With all the sound and fury in the wake of Tuesday’s midterm elections, we almost forgot the Federal Open Market Committee is due to issue its statement tomorrow afternoon to conclude its two-day November meeting.
*** We seriously doubt there will any substantive changes to the statement beyond the updating to the descriptions of the economy, nor do we expect a tweak in the Interest on Excess Reserves to come at this meeting. ***
*** Likewise we do not expect any mention of balance sheet policy whose debate is only just beginning at this meeting. Indeed, we do not expect any policy signaling takeaway other than, by default, leaving the door wide open to a likely rate hike at the December meeting. ***
The Balance Sheet Debate and the IOER
The FOMC meeting is likely to start today with a lengthy Committee discussion on the next steps to the central bank’s balance sheet normalization.

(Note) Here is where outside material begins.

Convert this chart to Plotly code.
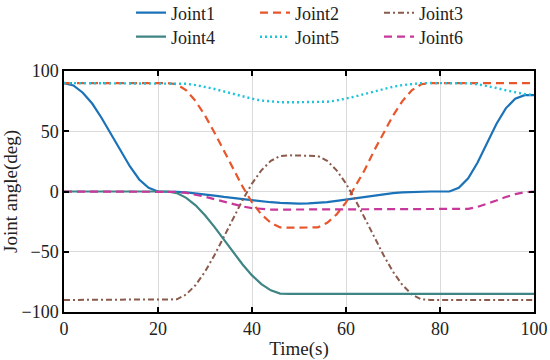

While we do not expect any major progress on the range of key balance sheet issues — whether the Fed will stick with the fed funds as its primary policy rate, whether a corridor or floor operating system will be eventually adopted, and what the optimal size of the balance sheet will be — a final decision on the balance sheet is for next year, maybe in the spring or summer, but not this year.
There has also been some speculation the FOMC might opt to slip in a downward tweak in the IOER by another 5 basis points from its current 2.20 bp, since the effective fed funds rate is already right up against it.
That will not happen tomorrow. It is highly likely to accompany the near certain rate hike in December to a new federal funds target range of 2.25%-2.5%, with the IOER probably going to only 2.4%, or a full ten basis points under the top end of the policy target range.
To do so now, without a rate hike, would present enormous messaging problems, with many in the market misinterpreting it as a dovish policy signal.